Shortfalls in provision of healthcare, housing and education should be identified and tackled according to the paper published by the Northern Ireland Affairs Committee at Westminster.
Calls were also made for the Stormont Executive to fully implement the 2011 Armed Forces Covenant which outlines the State’s moral obligation to members of the military and sets the standards for the level of service veterans and their families can expect.
Conservative MP Laurence Robertson, who chairs the Commons committee, said: “Of course we recognise that the political and legal situation in Northern Ireland makes issues relating to the Armed Forces delicate and potentially contentious, but this should not mean that the Armed Forces community in Northern Ireland is disadvantaged.”
An inquiry into the implementation of the Covenant in Northern Ireland was launched by the select committee – which includes MPs Naomi Long, Ian Paisley and Alasdair McDonnell – last December.
It found specific benefits such as priority in accessing NHS healthcare, additional priority in accessing social housing and certain educational entitlements were available for members of the military living elsewhere in the UK but not in Northern Ireland.
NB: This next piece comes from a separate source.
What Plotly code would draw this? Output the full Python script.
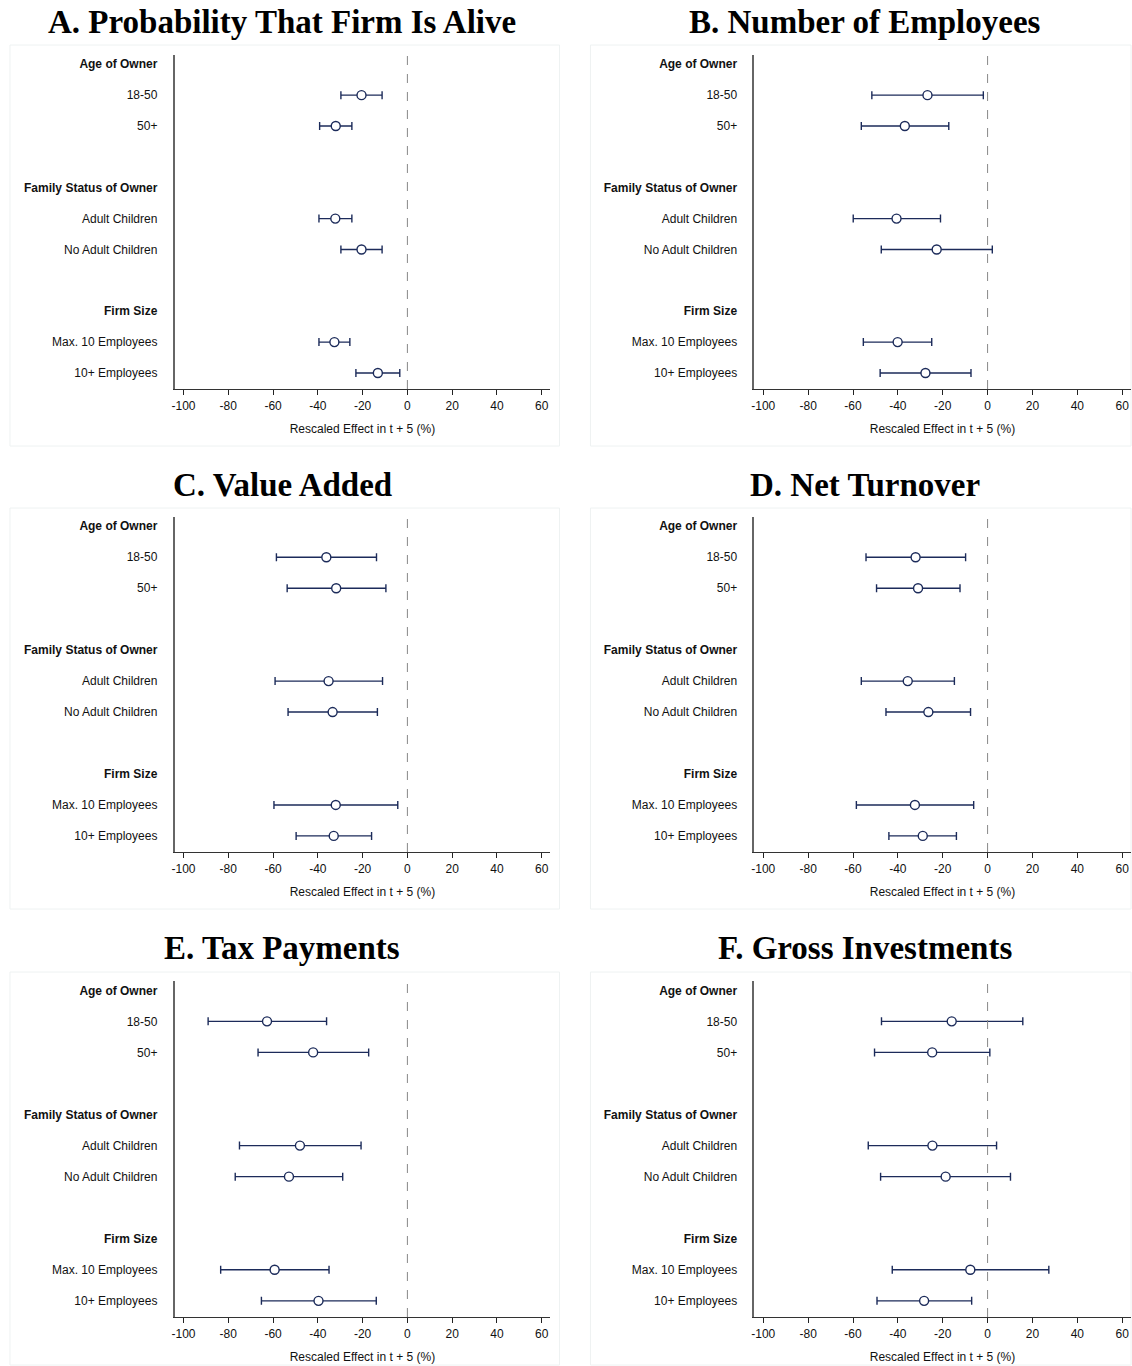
import plotly.graph_objects as go

W, H = 1132, 1366

# ---------------- data ----------------
panel_titles = ["A. Probability That Firm Is Alive", "B. Number of Employees",
                "C. Value Added", "D. Net Turnover",
                "E. Tax Payments", "F. Gross Investments"]

row_positions = [0, 1, 2, 4, 5, 6, 8, 9, 10]
row_texts = ["<b>Age of Owner</b>", "18-50", "50+",
             "<b>Family Status of Owner</b>", "Adult Children", "No Adult Children",
             "<b>Firm Size</b>", "Max. 10 Employees", "10+ Employees"]
point_rows = [1, 2, 5, 6, 9, 10]

x_tickvals = [-100, -80, -60, -40, -20, 0, 20, 40, 60]
x_title = "Rescaled Effect in t + 5 (%)"

# estimates, lower CI, upper CI (order: 18-50, 50+, Adult, No Adult, Max10, 10+)
est_A = [-20.5, -32.0, -32.2, -20.5, -32.6, -13.2]
lo_A = [-29.7, -39.2, -39.5, -29.7, -39.5, -23.0]
hi_A = [-11.3, -24.8, -24.8, -11.3, -25.7, -3.4]

est_B = [-26.8, -36.9, -40.6, -22.7, -40.1, -27.7]
lo_B = [-51.6, -56.3, -59.9, -47.4, -55.4, -47.9]
hi_B = [-1.9, -17.3, -21.0, 2.1, -24.9, -7.4]

est_C = [-36.2, -31.8, -35.2, -33.4, -32.0, -32.9]
lo_C = [-58.5, -53.7, -59.1, -53.3, -59.6, -49.7]
hi_C = [-13.8, -9.6, -11.1, -13.4, -4.3, -16.0]

est_D = [-32.1, -31.0, -35.6, -26.4, -32.4, -28.9]
lo_D = [-54.2, -49.5, -56.3, -45.3, -58.5, -44.0]
hi_D = [-9.8, -12.3, -14.8, -7.6, -6.2, -13.9]

est_E = [-62.7, -42.1, -48.0, -52.9, -59.3, -39.7]
lo_E = [-89.0, -66.7, -75.0, -76.9, -83.4, -65.2]
hi_E = [-36.1, -17.3, -20.7, -28.9, -35.0, -13.9]

est_F = [-16.0, -24.7, -24.6, -18.7, -7.7, -28.3]
lo_F = [-47.3, -50.4, -53.2, -47.7, -42.5, -49.3]
hi_F = [15.7, 1.0, 4.0, 10.2, 27.3, -7.1]

panels = [(est_A, lo_A, hi_A), (est_B, lo_B, hi_B), (est_C, lo_C, hi_C),
          (est_D, lo_D, hi_D), (est_E, lo_E, hi_E), (est_F, lo_F, hi_F)]

# ---------------- layout geometry (pixels) ----------------
col_x = [(172, 548.7), (753.3, 1130.7)]           # plot area left/right
row_y = [(55, 389), (517, 852), (981, 1317)]      # plot area top/bottom
title_y = [22, 485, 948]
title_x = [280, 864]
box_x = [(7, 558), (589, 1131)]
box_y = [(45, 446), (508, 909), (972, 1365)]

NAVY = "#1c2b5a"
FONT = "Liberation Sans, Arial, sans-serif"

fig = go.Figure()
layout_axes = {}
shapes = []
annotations = []

for i, (est, lo, hi) in enumerate(panels):
    r, c = divmod(i, 2)
    n = i + 1
    xa = "x" if n == 1 else f"x{n}"
    ya = "y" if n == 1 else f"y{n}"
    plus = [h - e for e, h in zip(est, hi)]
    minus = [e - l for e, l in zip(est, lo)]
    fig.add_trace(go.Scatter(
        x=est, y=point_rows, mode="markers", xaxis=xa, yaxis=ya,
        marker=dict(symbol="circle", size=9, color="white",
                    line=dict(color=NAVY, width=1.4)),
        error_x=dict(type="data", symmetric=False, array=plus, arrayminus=minus,
                     color=NAVY, thickness=1.4, width=4),
        showlegend=False, hoverinfo="x"))

    x0, x1 = col_x[c]
    yt, yb = row_y[r]
    xkey = "xaxis" if n == 1 else f"xaxis{n}"
    ykey = "yaxis" if n == 1 else f"yaxis{n}"
    layout_axes[xkey] = dict(
        domain=[x0 / W, x1 / W], anchor=ya, range=[-104, 63.8],
        tickvals=x_tickvals, ticktext=[str(v) for v in x_tickvals],
        ticks="outside", ticklen=5, tickwidth=1, tickcolor="#222",
        showline=True, linecolor="#333", linewidth=1.3, showgrid=False,
        zeroline=False, tickfont=dict(family=FONT, size=12, color="#111"),
        title=dict(text=x_title, font=dict(family=FONT, size=12, color="#111"),
                   standoff=13))
    layout_axes[ykey] = dict(
        domain=[1 - yb / H, 1 - yt / H], anchor=xa, range=[10.52, -0.3],
        tickvals=row_positions, ticktext=row_texts, ticks="",
        ticklabelstandoff=13,
        showline=True, linecolor="#666", linewidth=1.5, showgrid=False,
        zeroline=False, tickfont=dict(family=FONT, size=12, color="#111"))

    # dashed zero reference line
    shapes.append(dict(type="line", xref=xa, yref=f"{ya} domain",
                       x0=0, x1=0, y0=0, y1=1,
                       line=dict(color="#888", width=1, dash="dash")))
    # faint panel frame
    bx0, bx1 = box_x[c]
    by0, by1 = box_y[r]
    shapes.append(dict(type="rect", xref="paper", yref="paper",
                       x0=bx0 / W, x1=bx1 / W, y0=1 - by1 / H, y1=1 - by0 / H,
                       line=dict(color="#eef2f2", width=1), layer="below"))
    annotations.append(dict(
        text=f"<b>{panel_titles[i]}</b>", xref="paper", yref="paper",
        x=title_x[c] / W, y=1 - title_y[r] / H, xanchor="center", yanchor="middle",
        showarrow=False,
        font=dict(family="Liberation Serif, DejaVu Serif, serif", size=33, color="#000")))

fig.update_layout(
    width=W, height=H, autosize=False,
    margin=dict(l=0, r=0, t=0, b=0),
    paper_bgcolor="white", plot_bgcolor="white",
    shapes=shapes, annotations=annotations,
    **layout_axes)

fig.write_html("out.html", config={"displayModeBar": False},
               post_script="document.body.style.margin='0';document.body.style.overflow='hidden';")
Detailed reports outlining support offered to the Armed Forces community and how the Covenant was being implemented have been published by the Westminster and Scottish Parliaments as well as the Welsh Assembly but, as yet, no such report has been produced by the Northern Ireland Executive.
The committee also called for closer engagement between the UK Government and Northern Ireland Executive on support for the Armed Forces community.